Critics of Obamacare were wrong to see the recent CBO report on its job market effects as vindication of their "job killer" claim.  Alan Blinder makes that case in today's WSJ. ("ObamaCare Is a Job-Killer? Not at All")  In fact defenders of Obamacare celebrate the CBO's idea that Obamacare eliminates "job-lock" -- the idea that people stay in jobs they would rather leave because it is their lifeline to health insurance. Many now get a new lifeline and it is via mandates and new taxes.

This is, as they say, "rich".  Freeing people to make personal choices is a great idea. Trouble is that this is not where Obamacare defenders live. Practically all of Washington politics is about rules and taxes enacted to constrain and guide people's choices. The Economist (May 25, 2013) recently brought us up-to-date on the IRS code 
-- Changes to IRS code since 2001 = 4680
-- Number of words in the tax code = 4 million
-- Man-years spent complying each year = 3 million
-- Percent filers paying for help = 89% (excl software = 59%)
-- Money spent on compliance = $168 billion
Why all of the complexity?  Because the code is a sea of penalties and prompts. I am eager to join Alan Blinder and his allies to seize the momentum of the CBO study -- and keep on freeing Americans from the wisdom of their betters.

Monday, February 10, 2014

Uniters and dividers

It's human nature that we treat each other best when we think we belong to the same family, band, tribe, etc. That seems to be the way of our evolution. It follows that very bad things can happen when we revert to tribalism.  We also know that most politicians are not above appealing to race and class to exploit this foible.  Racial appeals are less fashionable these days but class warfare never seems to go out of fashion.

Last Friday's WSJ included "Argentina War on Inflation Gets Personal ... Street Posters Target Retail Executives; Government Asks Citizens to Police What They Deem 'Abusive' Price Increases."  It is sad irony that the "Government" mentioned is responsible for the inflation.

One need not go to Argentina to see spectacles like this in play. It's just too easy for various politicians to shore up support by fomenting hatreds. Some of them even get away with claims that they would rather be "a uniter" than "a divider."

The best way to improve the situation of those who are struggling is to promote an environment of economic growth. Here is one eloquent proponent:
        “Over the centuries those who have been blessed with wealth have developed many remarkably ingenious and persuasive justifications for their good fortune.  The instinct of the liberal is to look at these explanations with a rather unyielding eye. Yet in this case the facts are inescapable.  It is the increase in output in recent years, not the redistribution of income, which has brought the greatest material increase to the well-being of the average man.  And, however suspiciously, the liberal has come to accept the fact.”  J.K. Galbraith The Affluent Society, 1958, pp 96-97
That was then. These days, Galbraith's concluding thought has seemingly, perhaps disastrously, been discarded.

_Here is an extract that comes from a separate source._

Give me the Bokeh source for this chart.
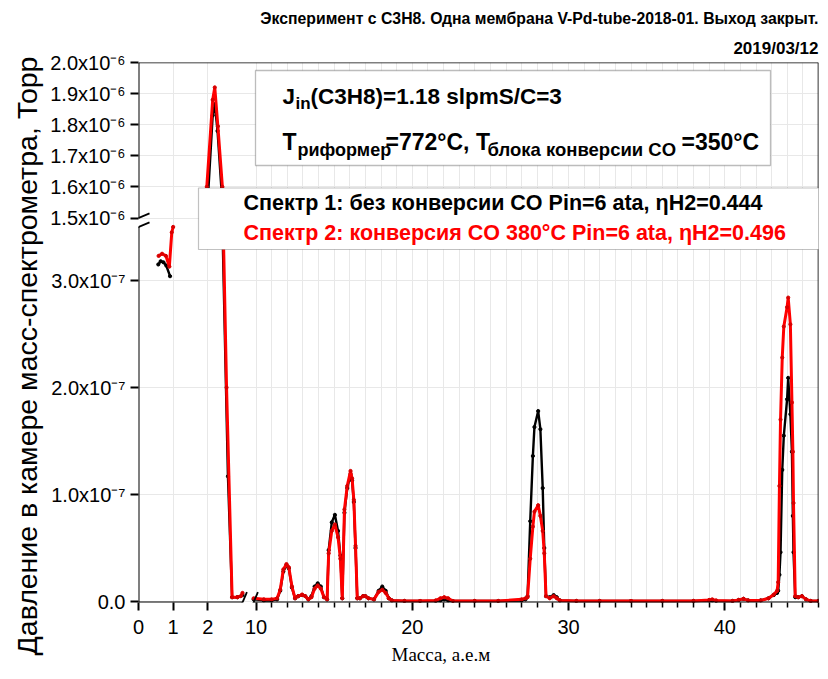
import numpy as np
from bokeh.plotting import figure
from bokeh.models import Range1d, FixedTicker, Arrow, BoxAnnotation, Label, Title
from bokeh.embed import file_html
from bokeh.resources import INLINE

NAN = float("nan")

# ---------------- data (pressure in units of 1e-7 Torr) ----------------
# H2 region, left part of the broken mass axis
mass_h2_black = [0.57, 0.64, 0.72, 0.80, 0.91, NAN, 2.00, 2.14, 2.20, 2.28, 2.40, 2.58, 2.70, 2.85, 3.00]
press_h2_black = [3.15, 3.18, 3.17, 3.14, 3.04, NAN, 15.6, 18.3, 18.66, 17.8, 15.8, 1.17, 0.04, 0.04, 0.06]
mass_h2_red = [0.58, 0.68, 0.79, 0.89, 0.96, 1.00, NAN, 1.97, 2.14, 2.20, 2.29, 2.42, 2.54, 2.70, 2.85, 2.95, 3.00]
press_h2_red = [3.23, 3.25, 3.23, 3.13, 3.45, 3.60, NAN, 16.0, 18.8, 19.2, 17.95, 16.0, 2.0, 0.04, 0.04, 0.05, 0.08]

# main region, right part of the broken mass axis (shared mass grid)
mass_main = [9.85, 10.5, 11.0, 11.35, 11.55, 11.75, 11.95, 12.1, 12.3, 12.5, 12.7, 12.95, 13.15, 13.35,
             13.55, 13.75, 13.95, 14.15, 14.35, 14.55, 14.65, 14.85, 15.05, 15.25, 15.4, 15.52,
             15.66, 15.84, 16.05, 16.15, 16.26, 16.37, 16.48, 16.65, 16.85, 17.0, 17.2, 17.55,
             17.85, 18.08, 18.3, 18.5, 18.7, 19.5, 20.5, 21.5, 21.8, 22.05, 22.3, 22.6, 24.0,
             25.5, 27.0, 27.25, 27.38, 27.55, 27.72, 27.82, 28.06, 28.2, 28.35, 28.45, 28.56,
             28.8, 29.05, 29.25, 29.45, 30.5, 32.0, 34.0, 36.0, 38.0, 39.0, 39.2, 39.45, 40.5,
             40.9, 41.2, 41.5, 42.3, 42.8, 43.14, 43.35, 43.42, 43.5, 43.57, 43.68, 43.78, 43.99,
             44.06, 44.2, 44.3, 44.36, 44.4, 44.51, 44.7, 44.94, 45.2, 45.5, 46.0]
press_main_black = [0.02, 0.01, 0.01, 0.02, 0.10, 0.28, 0.34, 0.31, 0.13, 0.03, 0.05, 0.06, 0.05, 0.02,
                    0.05, 0.14, 0.17, 0.14, 0.04, 0.02, 0.48, 0.74, 0.81, 0.66, 0.43, 0.03,
                    0.83, 1.06, 1.19, 1.13, 0.93, 0.50, 0.03, 0.03, 0.05, 0.05, 0.03, 0.02,
                    0.10, 0.14, 0.10, 0.03, 0.01, 0.005, 0.005, 0.005, 0.01, 0.02, 0.01, 0.005, 0.005,
                    0.005, 0.01, 0.02, 0.05, 0.75, 1.36, 1.63, 1.78, 1.61, 1.06, 0.50, 0.05,
                    0.04, 0.06, 0.04, 0.01, 0.005, 0.005, 0.005, 0.005, 0.005, 0.01, 0.01, 0.005, 0.005,
                    0.015, 0.025, 0.01, 0.01, 0.03, 0.06, 0.08, 0.10, 0.25, 0.46, 1.23, 1.55, 1.89,
                    2.09, 1.75, 1.40, 0.80, 0.46, 0.04, 0.04, 0.05, 0.02, 0.005, 0.005]
press_main_red = [0.03, 0.02, 0.02, 0.03, 0.11, 0.30, 0.35, 0.32, 0.14, 0.03, 0.05, 0.065, 0.05, 0.02,
                  0.04, 0.12, 0.15, 0.12, 0.04, 0.02, 0.45, 0.66, 0.72, 0.60, 0.40, 0.03,
                  0.86, 1.08, 1.22, 1.15, 0.95, 0.52, 0.03, 0.03, 0.05, 0.05, 0.03, 0.02,
                  0.09, 0.11, 0.08, 0.03, 0.01, 0.005, 0.005, 0.01, 0.03, 0.04, 0.03, 0.005, 0.005,
                  0.005, 0.02, 0.03, 0.04, 0.40, 0.70, 0.84, 0.90, 0.80, 0.66, 0.45, 0.05,
                  0.03, 0.05, 0.03, 0.01, 0.005, 0.005, 0.005, 0.005, 0.005, 0.015, 0.02, 0.01, 0.005,
                  0.015, 0.025, 0.01, 0.01, 0.03, 0.065, 0.10, 0.18, 1.08, 1.70, 2.28, 2.57, 2.75,
                  2.84, 2.59, 1.86, 1.40, 0.92, 0.05, 0.04, 0.05, 0.02, 0.005, 0.005]

UNIT = 1e-7
x_major_vals = [0, 1, 2, 10, 20, 30, 40]
x_major_labels = ["0", "1", "2", "10", "20", "30", "40"]
x_minor_vals = [m for m in range(11, 47) if m % 10 != 0]
y_major_vals = [0.0, 1e-7, 2e-7, 3e-7, 1.5e-6, 1.6e-6, 1.7e-6, 1.8e-6, 1.9e-6, 2.0e-6]
y_major_labels = ["0.0", "1.0x10⁻⁷", "2.0x10⁻⁷", "3.0x10⁻⁷", "1.5x10⁻⁶", "1.6x10⁻⁶",
                  "1.7x10⁻⁶", "1.8x10⁻⁶", "1.9x10⁻⁶", "2.0x10⁻⁶"]

# ---------------- broken-axis scales (data value -> frame pixel) ----------------
X_BREAKS = [0.0, 3.0, 9.84, 46.0]
X_FRAME = [0.0, 104.0, 115.0, 680.0]
Y_BREAKS = [0.0, 3.5e-7, 1.5e-6, 2.0e-6]
Y_FRAME = [0.0, 374.5, 383.5, 539.0]


def to_frame(vals, breaks, frame):
    a = np.asarray(vals, dtype=float)
    out = np.interp(np.nan_to_num(a), breaks, frame)
    out[np.isnan(a)] = np.nan
    return out


def fx(v):
    return to_frame(v, X_BREAKS, X_FRAME)


def fy(v):
    return to_frame(v, Y_BREAKS, Y_FRAME)


mass_black = mass_h2_black + [NAN] + mass_main
press_black = [v * UNIT for v in press_h2_black + [NAN] + press_main_black]
mass_red = mass_h2_red + [NAN] + mass_main
press_red = [v * UNIT for v in press_h2_red + [NAN] + press_main_red]

FONT = "Liberation Sans"

p = figure(width=828, height=679, x_range=Range1d(0, 680), y_range=Range1d(-1, 539),
           min_border_left=138, min_border_right=10, min_border_top=62, min_border_bottom=77,
           output_backend="svg", toolbar_location=None, title=None)
p.outline_line_color = None
p.background_fill_color = "white"
p.border_fill_color = "white"

# ---- titles (above), axis labels (left / below) ----
p.add_layout(Title(text="2019/03/12", align="right", text_font=FONT, text_font_size="17px",
                   text_font_style="bold", text_color="black", standoff=9), "above")
p.add_layout(Title(text="Эксперимент с С3Н8. Одна мембрана V-Pd-tube-2018-01. Выход закрыт.",
                   align="right", text_font=FONT, text_font_size="15.8px", text_font_style="bold",
                   text_color="black", standoff=12), "above")
p.add_layout(Title(text="Давление в камере масс-спектрометра, Торр", align="left", offset=-53,
                   text_font=FONT, text_font_size="28.5px", text_font_style="normal",
                   text_color="black", standoff=10), "left")
p.add_layout(Title(text="Масса, а.е.м", align="left", offset=253, vertical_align="top",
                   text_font="Liberation Serif", text_font_size="19px", text_font_style="normal",
                   text_color="black", standoff=15), "below")

# ---- axes ----
xt = [round(float(v), 3) for v in fx(x_major_vals)]
xm = [round(float(v), 3) for v in fx(x_minor_vals)]
p.xaxis.ticker = FixedTicker(ticks=xt, minor_ticks=xm)
p.xaxis.major_label_overrides = dict(zip(xt, x_major_labels))
yt = [round(float(v), 3) for v in fy(y_major_vals)]
p.yaxis.ticker = FixedTicker(ticks=yt, minor_ticks=[])
p.yaxis.major_label_overrides = dict(zip(yt, y_major_labels))

for ax in (p.xaxis[0], p.yaxis[0]):
    ax.axis_line_color = None
    ax.major_tick_in = 0
    ax.major_tick_out = 8
    ax.major_tick_line_width = 2
    ax.major_tick_line_color = "black"
    ax.major_label_text_font = FONT
    ax.major_label_text_color = "black"
p.xaxis.minor_tick_in = 0
p.xaxis.minor_tick_out = 5
p.xaxis.minor_tick_line_width = 1.5
p.xaxis.minor_tick_line_color = "black"
p.xaxis.major_label_text_font_size = "20px"
p.xaxis.major_label_standoff = 9
p.yaxis.minor_tick_line_color = None
p.yaxis.major_label_text_font_size = "20px"
p.yaxis.major_label_standoff = 5

p.xgrid.grid_line_color = "#e8e8e8"
p.xgrid.minor_grid_line_color = "#e8e8e8"
p.ygrid.grid_line_color = "#e8e8e8"

# ---- data ----
p.line(fx(mass_black), fy(press_black), line_color="black", line_width=2.4)
p.scatter(fx(mass_black), fy(press_black), size=3.2, color="black")
p.line(fx(mass_red), fy(press_red), line_color="#ff0000", line_width=3)
p.scatter(fx(mass_red), fy(press_red), size=3.2, color="#d80000")


def seg(x0, y0, x1, y1, w=2.0, level="annotation"):
    p.add_layout(Arrow(end=None, x_start=x0, y_start=y0, x_end=x1, y_end=y1,
                       line_color="black", line_width=w, level=level))


# frame with broken axes
yb_lo, yb_hi = Y_FRAME[1], Y_FRAME[2]
xb_lo, xb_hi = X_FRAME[1], X_FRAME[2]
seg(0, -1, 0, yb_lo)
seg(0, yb_hi, 0, 539)
seg(0, -1, xb_lo, -1)
seg(xb_hi, -1, 680, -1)
seg(0, 539, 680, 539, 1.6)
seg(680, -1, 680, 539, 1.6)
for yy in (yb_lo, yb_hi):
    seg(-11, yy - 4.6, 11, yy + 4.6, 1.8, "overlay")
for xx in (xb_lo, xb_hi):
    seg(xx - 4.4, -11.3, xx + 4.4, 9.3, 1.8, "overlay")

# ---- text box with conditions ----
p.add_layout(BoxAnnotation(left=117, right=632, bottom=436, top=531, fill_color="white", fill_alpha=1,
                           line_color="#222222", line_width=1.3))


def lab(x, y, text, size, color="black", style="bold", align="left", font=FONT):
    p.add_layout(Label(x=x, y=y, text=text, text_font=font, text_font_size=size, text_font_style=style,
                       text_color=color, text_align=align, text_baseline="alphabetic"))


lab(144, 505, "J", "22.5px")
lab(157, 498, "in", "17px")
lab(172, 505, "(C3H8)=1.18 slpmS/C=3", "22.5px")
lab(144, 460, "T", "23px")
lab(159, 452, "риформер", "18px")
lab(247, 460, "=772°C, T", "23px")
lab(349, 452, "блока конверсии CO", "18.5px")
lab(543, 460, "=350°C", "23px")

# ---- legend box ----
p.add_layout(BoxAnnotation(left=60, right=682, bottom=352, top=413.5, fill_color="white", fill_alpha=1,
                           line_color="#333333", line_width=1.2))
lab(105, 399, "Спектр 1: без конверсии CO  Pin=6 ata, ηH2=0.444", "21.5px")
lab(105, 369, "Спектр 2: конверсия CO 380°C Pin=6 ata, ηH2=0.496", "21.5px", color="#ff0000")

open("out.html", "w").write(file_html(p, INLINE))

Thursday, February 06, 2014

Free stuff

Russ Roberts interviews Erik Brynjolfsson this week and the conversation is as usual worthy.  Roberts has an amazing batting average.  Listen to the whole thing.

Many people are critical of the economic metrics we use, especially GDP.  In the interview, the guest notes that if I pay for a set of Encyclopedia Britannica, GDP goes up but if I use Wikipedia instead, GDP is not boosted or may even fall if I squirrel away the savings. We get ever more stuff free, enjoying ever more consumer surplus, but making our conventional metrics ever less useful.
Guest: Yeah. Let me build on the optimistic part and then give some caveats. We do have a chapter on free goods and we talk about Wikipedia. It turns out I've done some research on the value of free goods in the economy, and the consumer surplus is probably on the order of $300 billion a year from just the Internet free goods.
$300 billion is about 20% of GDP and surely rising. It's hard to take declinist talk seriously.

It's about peace

Evolution has equipped us with the capacity to cooperate (and survive) in small bands. But we are far less likely to cooperate beyond the band.  We are more tribal than cosmopolitan.  Jonathan Haidt suggests we are 90% chimp and 10% bee. What to do?  Joshua Greene cites the "Tragedy of Commonsense Morality: moral tribes that can't agree on what's right or wrong."  But he also suggests that our dual-mode minds ("Thinking Fast and Slow") have the capacity to "put our divisive tribal feelings aside and do whatever produces the best overall results" (p. 349).

We humans have made some progress, "replacing warfare with gentle commerce, autocracy with democracy and superstition with science." But we can do more. Because we have two modes of thinking available to us, think slow more often.

Robert Wright ("Why we fight -- and can we stop?") is unimpressed. Read the whole essay. I read it before I read the book. Both are worthy.

Wright does not mention "gentle commerce."  But this is within our reach. Obama wants more of it. Many others in Congress (of both parties) do not. If Bill Clinton and Al Gore could get Congress to accept NAFTA, I would hope that Barack Obama and Joe Biden can follow their example in 2014.  It is not just about "jobs".  It's about peace.  Obama is aspires to be thought of as transcendent. This is a place to start.  

Sunday, February 02, 2014

A denser future?

The latest issue of Cityscape includes "Point of Contention: A Denser Future?" involving five essays. One way to frame the question is to ask whether market forces or planners' policies will dominate in the future? Another is to ask which market forces?
We know two things. First, market forces have dominated in the past. Second, market forces dominate in most European cities which continue to decentralize in spite of much tougher planning policies in place for many years. I feel safe saying that market forces will continue to dominate here and there.
Some of the authors highlight all of the new transit infrastructure recently put in place. But that is simply "if we built it, they will come" -- which is highly unlikely. 
I recently noted that cities (here as well as European) have gone through stages, from the “walking city” (pre-1880) to the “streetcar city” (1880-1920) to the “automobile city” (post- 1920) – to “smartphone city” (post-2007).  Elements of each co-exist in many large cities. But smartphone city is new on the scene and still in the process of unfolding. The paraphernalia of smartphone city is the infrastructure we should be thinking about. Kotkin and Cox note that the rise of telecommuting requires no new transit and now new high density development.